Anna et moi sommes nées le 20 août 2000 à Sallanches (Haute-Savoie), près du mont Blanc. Nous sommes de vraies jumelles et nous nous ressemblons beaucoup : les mêmes yeux bleus rieurs, les mêmes cheveux châtains, le même sourire communicatif. Pourtant, nos caractères sont très différents. Je suis plutôt douce, presque malléable. Anna est beaucoup plus réaliste, très terre à terre et honnête.
Je ne dirais pas que nous sommes fusionnelles, mais nous nous entendons très bien, comme des sœurs très proches. A Chamonix, où nous habitons, les enfants baignent très vite dans une atmosphère sportive et peuvent tester tout un tas de disciplines. A 8 ans, nous découvrons en même temps la danse et le snowboard.
C’est là que les choses se corsent. Nos vies entrent en collision. Nous devenons une seule et même personne. Nous avons les mêmes amis, les mêmes cours, les mêmes entraînements. Au collège, nous entrons toutes les deux en sport-étude pour continuer le snowboard à haut niveau. Partout, on nous désigne comme « Kim et Anna ». Nous sommes indissociables. Sur le plan sportif, c’est encore pis. Pendant tout notre collège, je suis meilleure qu’Anna en snowboard. Je gagne plus de courses et de titres. Ma sœur est démoralisée, mais elle continue à essayer de me battre.

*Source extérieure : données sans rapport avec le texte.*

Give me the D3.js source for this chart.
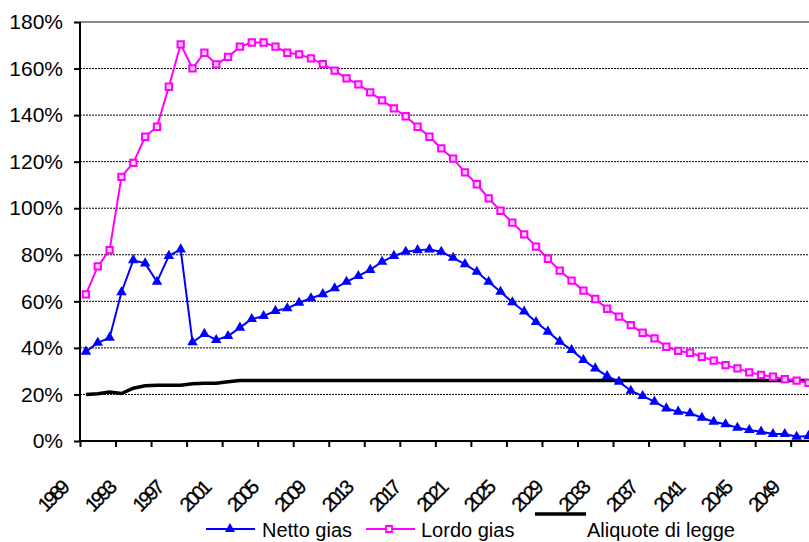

Lors d’une compétition de géant parallèle en classe de troisième, nous nous retrouvons une énième fois l’une contre l’autre. Le principe est simple : deux concurrents s’affrontent en snowboard dans deux parcours parallèles ; le premier arrivé en bas de la piste a gagné. Comme je suis celle avec le meilleur chrono, j’ai le droit d’opter pour le parcours que je veux. Il y a toujours une piste qui est plus rapide que l’autre. C’est celle que je choisis. En haut du parcours, dans les starting-blocks, alors que l’on est sur le point de s’élancer, Anna me supplie de lui laisser le tracé le plus facile. « Tu sais que tu vas gagner quand même », me lance-t-elle les larmes aux yeux. Mais pour moi il n’y a que la compétition qui compte. Sœur ou pas sœur, c’est une adversaire.